医者のワトソン先生、そして看護師の私はヴァイオレットさんを縛っている縄を外し、怪我の様子などを見る。

「……み、水……を……」

途切れ途切れの小さな言葉が聞こえ、私はペットボトルの水を差し出す。ヴァイオレットは少しずつ飲んでいった。縄で縛られていたため、手首などが赤くなっているが、それ以外に怪我はなさそうだ。

「人は隠し事をしたい時、誰にも見つかってほしくない時、どんな手を使ってでも守り通そうとします。あなたが隠したかったのは、この部屋に隠したセーラ・カッシングさんの遺体ですよね?」

ホームズさんがそう言うと、メアリ先生は床に崩れ落ちる。レストレード警部が「署でお話を」と言い連行していった。

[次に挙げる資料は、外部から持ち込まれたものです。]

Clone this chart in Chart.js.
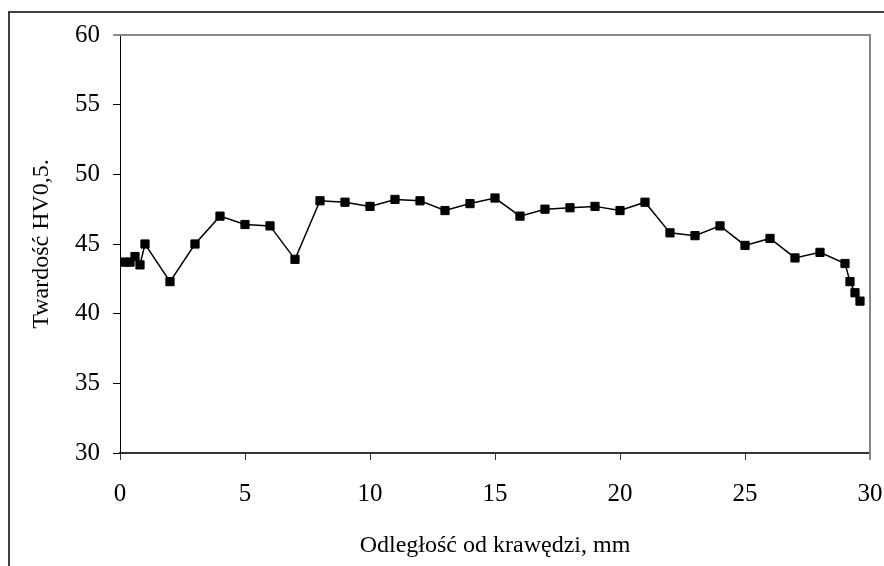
<!DOCTYPE html>
<html>
<head>
<meta charset="utf-8">
<script src="https://cdn.jsdelivr.net/npm/chart.js@4/dist/chart.umd.min.js"></script>
<style>
  html, body { margin: 0; padding: 0; background: #fff; overflow: hidden; }
  canvas { display: block; }
</style>
</head>
<body>
<canvas id="c" width="884" height="566"></canvas>
<script>
// Microhardness profile measured from the edge
const distanceMm = [0.2, 0.4, 0.6, 0.8, 1, 2, 3, 4, 5, 6, 7, 8, 9, 10, 11, 12, 13, 14, 15, 16, 17, 18, 19, 20, 21, 22, 23, 24, 25, 26, 27, 28, 29, 29.2, 29.4, 29.6];
const hardnessHV = [43.7, 43.7, 44.1, 43.5, 45.0, 42.3, 45.0, 47.0, 46.4, 46.3, 43.9, 48.1, 48.0, 47.7, 48.2, 48.1, 47.4, 47.9, 48.3, 47.0, 47.5, 47.6, 47.7, 47.4, 48.0, 45.8, 45.6, 46.3, 44.9, 45.4, 44.0, 44.4, 43.6, 42.3, 41.5, 40.9];
const xTicks = [0, 5, 10, 15, 20, 25, 30];
const yTicks = [30, 35, 40, 45, 50, 55, 60];

const xTitle = 'Odległość od krawędzi, mm';
const yTitle = 'Twardość HV0,5.';

const serif = "'Liberation Serif', 'Times New Roman', serif";

// Outer frame and the grey top/right border of the plot area
const framePlugin = {
  id: 'frame',
  beforeDraw(chart) {
    const ctx = chart.ctx;
    ctx.save();
    ctx.fillStyle = '#fff';
    ctx.fillRect(0, 0, chart.width, chart.height);
    ctx.strokeStyle = '#404040';
    ctx.lineWidth = 2;
    ctx.strokeRect(9, 12, 2000, 2000);
    ctx.restore();
  },
  afterDatasetsDraw(chart) {
    const {ctx, chartArea: a} = chart;
    ctx.save();
    ctx.strokeStyle = '#888';
    ctx.lineWidth = 2;
    ctx.beginPath();
    ctx.moveTo(a.left - 7, a.top);
    ctx.lineTo(a.right, a.top);
    ctx.lineTo(a.right, a.bottom + 7);
    ctx.stroke();
    ctx.restore();
  }
};

new Chart(document.getElementById('c'), {
  type: 'line',
  data: {
    datasets: [{
      data: distanceMm.map((x, i) => ({x, y: hardnessHV[i]})),
      borderColor: '#000',
      borderWidth: 1.5,
      pointStyle: 'rect',
      pointRadius: 5.8,
      pointBackgroundColor: '#000',
      pointBorderColor: '#000',
      pointBorderWidth: 1,
      tension: 0,
      fill: false
    }]
  },
  options: {
    responsive: false,
    animation: false,
    events: [],
    layout: { padding: { left: 0, top: 35, right: 14, bottom: 0 } },
    plugins: { legend: { display: false }, tooltip: { enabled: false } },
    scales: {
      x: {
        type: 'linear',
        min: 0, max: 30,
        afterBuildTicks: s => { s.ticks = xTicks.map(v => ({value: v})); },
        afterFit: s => { s.height = 113; s.paddingLeft = 0; s.paddingRight = 0; },
        grid: { drawOnChartArea: false, tickLength: 7, color: '#333', lineWidth: 1 },
        border: { color: '#333', width: 2 },
        ticks: { color: '#000', font: { family: serif, size: 25 }, padding: 19, maxRotation: 0 },
        title: { display: true, text: xTitle, color: '#000', font: { family: serif, size: 24 }, padding: { top: 0, bottom: 6 } }
      },
      y: {
        type: 'linear',
        min: 30, max: 60,
        afterBuildTicks: s => { s.ticks = yTicks.map(v => ({value: v})); },
        afterFit: s => { s.width = 120; s.paddingTop = 0; s.paddingBottom = 0; },
        grid: { drawOnChartArea: false, tickLength: 7, color: '#000', lineWidth: 1 },
        border: { color: '#000', width: 1 },
        ticks: { color: '#000', font: { family: serif, size: 25 }, padding: 13 },
        title: { display: true, text: yTitle, color: '#000', font: { family: serif, size: 24 }, padding: { top: 27, bottom: 0 } }
      }
    }
  },
  plugins: [framePlugin]
});
</script>
</body>
</html>
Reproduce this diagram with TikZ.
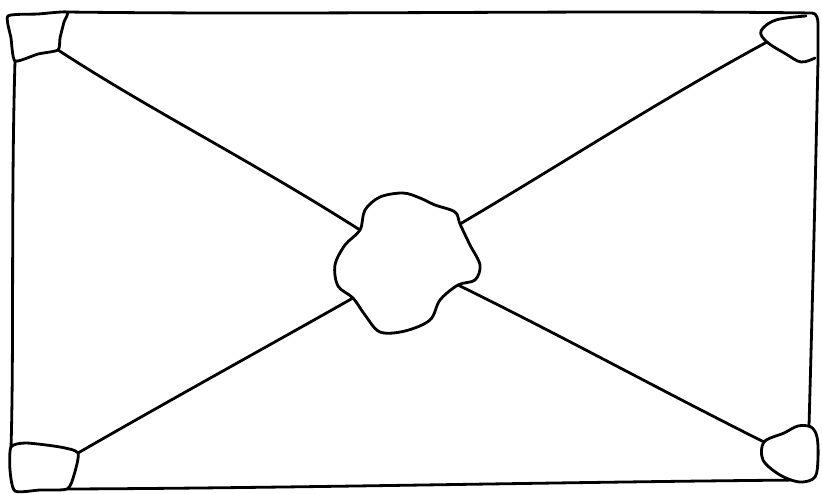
\documentclass[tikz,border=0pt]{standalone}
\usepackage{tikz}
\usetikzlibrary{calc}
\tikzset{
sketchline/.style={line width=2.8pt, line cap=round, line join=round, draw=black},
sketchblob/.style={sketchline, fill=white}
}
\begin{document}
\begin{tikzpicture}[x=1pt, y=-1pt]
  \useasboundingbox (0,0) rectangle (822,493);
  % junction points of the blobs
  \coordinate (tlJ) at (58,50);
  \coordinate (trJ) at (767,42);
  \coordinate (blJ) at (78,453);
  \coordinate (brJ) at (764,442);
  \coordinate (cUL) at (360,230);
  \coordinate (cUR) at (460,224);
  \coordinate (cLL) at (353,298);
  \coordinate (cLR) at (458,285);
  % frame
  \draw[sketchline] (67,12) .. controls (300,15) and (600,10) .. (812,13) to[out=0,in=90] (818,24) -- (818,60)
    .. controls (815,200) and (812,320) .. (809,426);
  \draw[sketchline] (800,480) .. controls (560,482) and (300,488) .. (68,489);
  \draw[sketchline] (15,61) .. controls (11,200) and (14,350) .. (11,448);
  % connectors
  \draw[sketchline] (tlJ) .. controls (150,110) and (250,160) .. (cUL);
  \draw[sketchline] (trJ) .. controls (660,100) and (560,165) .. (cUR);
  \draw[sketchline] (blJ) .. controls (170,400) and (270,345) .. (cLL);
  \draw[sketchline] (brJ) .. controls (660,390) and (560,335) .. (cLR);
  % corner blobs
  \draw[sketchblob] plot[smooth cycle, tension=0.35] coordinates {(8,16) (38,14) (67,12) (64,22) (60,38) (tlJ) (38,54) (15,61) (11,38)};
  \draw[sketchline] plot[smooth, tension=0.6] coordinates {(806,16) (776,20) (761,31) (trJ) (786,54) (801,62) (815,58)};
  \draw[sketchblob] plot[smooth cycle, tension=0.55] coordinates {(811,427) (798,426) (784,433) (brJ) (763,460) (780,475) (800,482) (815,477) (818,458) (817,437)};
  \draw[sketchblob] plot[smooth cycle, tension=0.4] coordinates {(11,447) (26,443) (60,447) (blJ) (74,475) (67,489) (40,490) (15,491) (10,470)};
  % central blob
  \draw[sketchblob] plot[smooth cycle, tension=0.55] coordinates {(403,193) (420,198) (435,205) (455,212) (cUR) (470,245) (480,265) (475,280) (cLR) (440,300) (430,320) (405,331) (380,332) (365,315) (cLL) (338,286) (335,265) (345,245) (cUL) (365,210) (380,197)};
\end{tikzpicture}
\end{document}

ヴァイオレットさんは、学校の近くの病院で詳しい検査をすることになり、ワトソン先生がその病院まで送ることになった。

「和香、ゆっくり休んでね」

私の頭を撫で、ワトソン先生はヴァイオレットさんを病院まで連れて行くため車に乗り込む。車が遠ざかっていくのを、私はジッと見ていた。

「お疲れ様、和香」

ホームズさんが隣に立ち、微笑む。私も「ありがとうございます」と微笑んだ。